## EXERCISE BRIEF
Repeat, exactly and completely, the material that follows. Omit the pictures.

## DATASET SECTION
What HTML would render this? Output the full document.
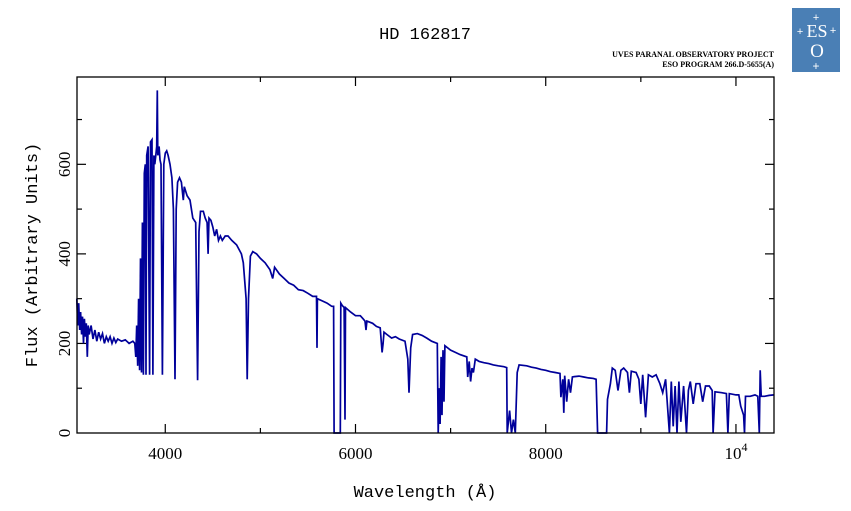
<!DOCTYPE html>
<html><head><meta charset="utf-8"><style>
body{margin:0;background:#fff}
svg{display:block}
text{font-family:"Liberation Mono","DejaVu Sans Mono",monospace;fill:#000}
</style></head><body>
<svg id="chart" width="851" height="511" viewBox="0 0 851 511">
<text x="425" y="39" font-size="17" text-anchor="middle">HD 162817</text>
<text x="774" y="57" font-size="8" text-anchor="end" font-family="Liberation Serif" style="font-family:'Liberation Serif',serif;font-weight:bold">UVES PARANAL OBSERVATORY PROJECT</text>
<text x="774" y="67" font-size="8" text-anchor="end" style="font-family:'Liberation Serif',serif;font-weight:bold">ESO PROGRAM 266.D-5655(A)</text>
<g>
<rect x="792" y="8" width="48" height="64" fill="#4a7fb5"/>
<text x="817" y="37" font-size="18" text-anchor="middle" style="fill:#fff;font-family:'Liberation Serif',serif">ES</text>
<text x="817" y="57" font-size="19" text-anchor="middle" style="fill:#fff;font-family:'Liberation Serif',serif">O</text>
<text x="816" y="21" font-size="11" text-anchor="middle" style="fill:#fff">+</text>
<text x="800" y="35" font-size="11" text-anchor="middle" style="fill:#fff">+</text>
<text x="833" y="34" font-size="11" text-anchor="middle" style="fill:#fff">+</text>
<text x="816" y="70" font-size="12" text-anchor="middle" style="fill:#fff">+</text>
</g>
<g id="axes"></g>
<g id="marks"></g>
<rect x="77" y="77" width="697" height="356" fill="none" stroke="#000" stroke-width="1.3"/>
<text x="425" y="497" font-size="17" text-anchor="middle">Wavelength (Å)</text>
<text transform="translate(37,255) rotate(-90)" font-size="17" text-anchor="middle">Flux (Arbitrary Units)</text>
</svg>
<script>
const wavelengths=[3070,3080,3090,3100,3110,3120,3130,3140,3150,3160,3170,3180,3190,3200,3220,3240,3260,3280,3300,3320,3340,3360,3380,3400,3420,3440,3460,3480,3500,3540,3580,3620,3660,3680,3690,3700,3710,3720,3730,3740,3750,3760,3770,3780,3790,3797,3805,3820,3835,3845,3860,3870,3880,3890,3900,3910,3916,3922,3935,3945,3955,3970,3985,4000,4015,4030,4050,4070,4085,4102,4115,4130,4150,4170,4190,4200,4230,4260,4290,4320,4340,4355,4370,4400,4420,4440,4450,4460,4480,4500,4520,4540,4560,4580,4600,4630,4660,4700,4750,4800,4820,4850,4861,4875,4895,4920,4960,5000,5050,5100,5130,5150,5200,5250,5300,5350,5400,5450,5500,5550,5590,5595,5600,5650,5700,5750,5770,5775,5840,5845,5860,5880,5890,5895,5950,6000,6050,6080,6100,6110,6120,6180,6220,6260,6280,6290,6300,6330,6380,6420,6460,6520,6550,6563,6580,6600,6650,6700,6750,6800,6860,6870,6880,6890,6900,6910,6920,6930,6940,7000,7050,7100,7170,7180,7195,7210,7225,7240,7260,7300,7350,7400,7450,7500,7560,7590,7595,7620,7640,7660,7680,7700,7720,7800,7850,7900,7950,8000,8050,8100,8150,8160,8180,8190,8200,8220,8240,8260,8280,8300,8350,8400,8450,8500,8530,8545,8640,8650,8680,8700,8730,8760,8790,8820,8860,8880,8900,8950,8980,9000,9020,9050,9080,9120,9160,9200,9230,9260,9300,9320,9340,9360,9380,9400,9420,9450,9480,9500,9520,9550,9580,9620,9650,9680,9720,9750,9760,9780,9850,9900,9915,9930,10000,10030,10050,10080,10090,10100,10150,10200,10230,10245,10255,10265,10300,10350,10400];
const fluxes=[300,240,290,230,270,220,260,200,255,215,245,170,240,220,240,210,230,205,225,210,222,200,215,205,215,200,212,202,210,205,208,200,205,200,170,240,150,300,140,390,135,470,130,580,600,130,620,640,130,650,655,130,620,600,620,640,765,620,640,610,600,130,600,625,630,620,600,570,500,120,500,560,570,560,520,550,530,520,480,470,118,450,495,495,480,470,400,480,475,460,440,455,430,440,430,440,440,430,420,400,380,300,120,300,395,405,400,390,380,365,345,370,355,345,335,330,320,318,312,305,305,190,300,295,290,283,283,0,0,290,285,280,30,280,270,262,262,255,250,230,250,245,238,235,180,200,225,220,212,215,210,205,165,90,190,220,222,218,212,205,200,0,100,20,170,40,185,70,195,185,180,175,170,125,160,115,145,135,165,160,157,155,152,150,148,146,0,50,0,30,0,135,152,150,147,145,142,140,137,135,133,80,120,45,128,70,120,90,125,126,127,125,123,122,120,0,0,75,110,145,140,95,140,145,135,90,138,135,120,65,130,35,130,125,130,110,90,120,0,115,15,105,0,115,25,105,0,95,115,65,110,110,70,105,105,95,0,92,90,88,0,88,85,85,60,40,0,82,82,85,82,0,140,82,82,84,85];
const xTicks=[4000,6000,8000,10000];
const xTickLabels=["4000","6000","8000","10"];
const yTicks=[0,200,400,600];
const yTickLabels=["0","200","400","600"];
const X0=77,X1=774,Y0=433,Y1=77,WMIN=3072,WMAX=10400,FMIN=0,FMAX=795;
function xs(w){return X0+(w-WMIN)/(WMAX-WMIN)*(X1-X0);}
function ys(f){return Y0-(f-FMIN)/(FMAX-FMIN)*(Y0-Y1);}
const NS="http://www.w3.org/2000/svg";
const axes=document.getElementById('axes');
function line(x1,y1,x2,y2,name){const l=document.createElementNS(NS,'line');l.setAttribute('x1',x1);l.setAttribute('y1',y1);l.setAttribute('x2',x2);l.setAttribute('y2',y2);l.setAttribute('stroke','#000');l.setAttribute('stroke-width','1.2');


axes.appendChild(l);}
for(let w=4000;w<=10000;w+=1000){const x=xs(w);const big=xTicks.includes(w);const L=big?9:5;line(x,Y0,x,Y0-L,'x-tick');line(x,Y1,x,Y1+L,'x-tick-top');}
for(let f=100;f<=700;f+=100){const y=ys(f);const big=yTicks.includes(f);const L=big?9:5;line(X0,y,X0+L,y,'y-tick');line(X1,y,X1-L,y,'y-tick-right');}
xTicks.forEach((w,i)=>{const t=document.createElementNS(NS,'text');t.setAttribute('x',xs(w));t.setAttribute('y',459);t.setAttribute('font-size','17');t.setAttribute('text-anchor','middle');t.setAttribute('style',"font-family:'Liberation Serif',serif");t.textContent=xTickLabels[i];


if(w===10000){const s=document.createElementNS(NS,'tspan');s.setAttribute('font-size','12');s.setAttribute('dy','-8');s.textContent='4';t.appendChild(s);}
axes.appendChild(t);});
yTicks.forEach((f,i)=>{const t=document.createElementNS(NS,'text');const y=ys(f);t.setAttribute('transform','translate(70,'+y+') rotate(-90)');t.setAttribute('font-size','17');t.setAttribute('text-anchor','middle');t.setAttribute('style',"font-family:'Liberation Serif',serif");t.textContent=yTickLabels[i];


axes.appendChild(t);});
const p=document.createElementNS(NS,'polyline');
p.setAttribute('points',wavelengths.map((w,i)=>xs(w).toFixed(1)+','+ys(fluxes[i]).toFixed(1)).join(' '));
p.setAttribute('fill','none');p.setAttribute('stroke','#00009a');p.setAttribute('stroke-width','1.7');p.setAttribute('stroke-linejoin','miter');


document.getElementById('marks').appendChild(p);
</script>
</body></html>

## ANSWER TO THE TASK
What HTML would render this? Output the full document.
<!DOCTYPE html>
<html><head><meta charset="utf-8"><style>
body{margin:0;background:#fff}
svg{display:block}
text{font-family:"Liberation Mono","DejaVu Sans Mono",monospace;fill:#000}
</style></head><body>
<svg id="chart" width="851" height="511" viewBox="0 0 851 511">
<text x="425" y="39" font-size="17" text-anchor="middle">HD 162817</text>
<text x="774" y="57" font-size="8" text-anchor="end" font-family="Liberation Serif" style="font-family:'Liberation Serif',serif;font-weight:bold">UVES PARANAL OBSERVATORY PROJECT</text>
<text x="774" y="67" font-size="8" text-anchor="end" style="font-family:'Liberation Serif',serif;font-weight:bold">ESO PROGRAM 266.D-5655(A)</text>
<g>
<rect x="792" y="8" width="48" height="64" fill="#4a7fb5"/>
<text x="817" y="37" font-size="18" text-anchor="middle" style="fill:#fff;font-family:'Liberation Serif',serif">ES</text>
<text x="817" y="57" font-size="19" text-anchor="middle" style="fill:#fff;font-family:'Liberation Serif',serif">O</text>
<text x="816" y="21" font-size="11" text-anchor="middle" style="fill:#fff">+</text>
<text x="800" y="35" font-size="11" text-anchor="middle" style="fill:#fff">+</text>
<text x="833" y="34" font-size="11" text-anchor="middle" style="fill:#fff">+</text>
<text x="816" y="70" font-size="12" text-anchor="middle" style="fill:#fff">+</text>
</g>
<g id="axes"></g>
<g id="marks"></g>
<rect x="77" y="77" width="697" height="356" fill="none" stroke="#000" stroke-width="1.3"/>
<text x="425" y="497" font-size="17" text-anchor="middle">Wavelength (Å)</text>
<text transform="translate(37,255) rotate(-90)" font-size="17" text-anchor="middle">Flux (Arbitrary Units)</text>
</svg>
<script>
const wavelengths=[3070,3080,3090,3100,3110,3120,3130,3140,3150,3160,3170,3180,3190,3200,3220,3240,3260,3280,3300,3320,3340,3360,3380,3400,3420,3440,3460,3480,3500,3540,3580,3620,3660,3680,3690,3700,3710,3720,3730,3740,3750,3760,3770,3780,3790,3797,3805,3820,3835,3845,3860,3870,3880,3890,3900,3910,3916,3922,3935,3945,3955,3970,3985,4000,4015,4030,4050,4070,4085,4102,4115,4130,4150,4170,4190,4200,4230,4260,4290,4320,4340,4355,4370,4400,4420,4440,4450,4460,4480,4500,4520,4540,4560,4580,4600,4630,4660,4700,4750,4800,4820,4850,4861,4875,4895,4920,4960,5000,5050,5100,5130,5150,5200,5250,5300,5350,5400,5450,5500,5550,5590,5595,5600,5650,5700,5750,5770,5775,5840,5845,5860,5880,5890,5895,5950,6000,6050,6080,6100,6110,6120,6180,6220,6260,6280,6290,6300,6330,6380,6420,6460,6520,6550,6563,6580,6600,6650,6700,6750,6800,6860,6870,6880,6890,6900,6910,6920,6930,6940,7000,7050,7100,7170,7180,7195,7210,7225,7240,7260,7300,7350,7400,7450,7500,7560,7590,7595,7620,7640,7660,7680,7700,7720,7800,7850,7900,7950,8000,8050,8100,8150,8160,8180,8190,8200,8220,8240,8260,8280,8300,8350,8400,8450,8500,8530,8545,8640,8650,8680,8700,8730,8760,8790,8820,8860,8880,8900,8950,8980,9000,9020,9050,9080,9120,9160,9200,9230,9260,9300,9320,9340,9360,9380,9400,9420,9450,9480,9500,9520,9550,9580,9620,9650,9680,9720,9750,9760,9780,9850,9900,9915,9930,10000,10030,10050,10080,10090,10100,10150,10200,10230,10245,10255,10265,10300,10350,10400];
const fluxes=[300,240,290,230,270,220,260,200,255,215,245,170,240,220,240,210,230,205,225,210,222,200,215,205,215,200,212,202,210,205,208,200,205,200,170,240,150,300,140,390,135,470,130,580,600,130,620,640,130,650,655,130,620,600,620,640,765,620,640,610,600,130,600,625,630,620,600,570,500,120,500,560,570,560,520,550,530,520,480,470,118,450,495,495,480,470,400,480,475,460,440,455,430,440,430,440,440,430,420,400,380,300,120,300,395,405,400,390,380,365,345,370,355,345,335,330,320,318,312,305,305,190,300,295,290,283,283,0,0,290,285,280,30,280,270,262,262,255,250,230,250,245,238,235,180,200,225,220,212,215,210,205,165,90,190,220,222,218,212,205,200,0,100,20,170,40,185,70,195,185,180,175,170,125,160,115,145,135,165,160,157,155,152,150,148,146,0,50,0,30,0,135,152,150,147,145,142,140,137,135,133,80,120,45,128,70,120,90,125,126,127,125,123,122,120,0,0,75,110,145,140,95,140,145,135,90,138,135,120,65,130,35,130,125,130,110,90,120,0,115,15,105,0,115,25,105,0,95,115,65,110,110,70,105,105,95,0,92,90,88,0,88,85,85,60,40,0,82,82,85,82,0,140,82,82,84,85];
const xTicks=[4000,6000,8000,10000];
const xTickLabels=["4000","6000","8000","10"];
const yTicks=[0,200,400,600];
const yTickLabels=["0","200","400","600"];
const X0=77,X1=774,Y0=433,Y1=77,WMIN=3072,WMAX=10400,FMIN=0,FMAX=795;
function xs(w){return X0+(w-WMIN)/(WMAX-WMIN)*(X1-X0);}
function ys(f){return Y0-(f-FMIN)/(FMAX-FMIN)*(Y0-Y1);}
const NS="http://www.w3.org/2000/svg";
const axes=document.getElementById('axes');
function line(x1,y1,x2,y2,name){const l=document.createElementNS(NS,'line');l.setAttribute('x1',x1);l.setAttribute('y1',y1);l.setAttribute('x2',x2);l.setAttribute('y2',y2);l.setAttribute('stroke','#000');l.setAttribute('stroke-width','1.2');


axes.appendChild(l);}
for(let w=4000;w<=10000;w+=1000){const x=xs(w);const big=xTicks.includes(w);const L=big?9:5;line(x,Y0,x,Y0-L,'x-tick');line(x,Y1,x,Y1+L,'x-tick-top');}
for(let f=100;f<=700;f+=100){const y=ys(f);const big=yTicks.includes(f);const L=big?9:5;line(X0,y,X0+L,y,'y-tick');line(X1,y,X1-L,y,'y-tick-right');}
xTicks.forEach((w,i)=>{const t=document.createElementNS(NS,'text');t.setAttribute('x',xs(w));t.setAttribute('y',459);t.setAttribute('font-size','17');t.setAttribute('text-anchor','middle');t.setAttribute('style',"font-family:'Liberation Serif',serif");t.textContent=xTickLabels[i];


if(w===10000){const s=document.createElementNS(NS,'tspan');s.setAttribute('font-size','12');s.setAttribute('dy','-8');s.textContent='4';t.appendChild(s);}
axes.appendChild(t);});
yTicks.forEach((f,i)=>{const t=document.createElementNS(NS,'text');const y=ys(f);t.setAttribute('transform','translate(70,'+y+') rotate(-90)');t.setAttribute('font-size','17');t.setAttribute('text-anchor','middle');t.setAttribute('style',"font-family:'Liberation Serif',serif");t.textContent=yTickLabels[i];


axes.appendChild(t);});
const p=document.createElementNS(NS,'polyline');
p.setAttribute('points',wavelengths.map((w,i)=>xs(w).toFixed(1)+','+ys(fluxes[i]).toFixed(1)).join(' '));
p.setAttribute('fill','none');p.setAttribute('stroke','#00009a');p.setAttribute('stroke-width','1.7');p.setAttribute('stroke-linejoin','miter');


document.getElementById('marks').appendChild(p);
</script>
</body></html>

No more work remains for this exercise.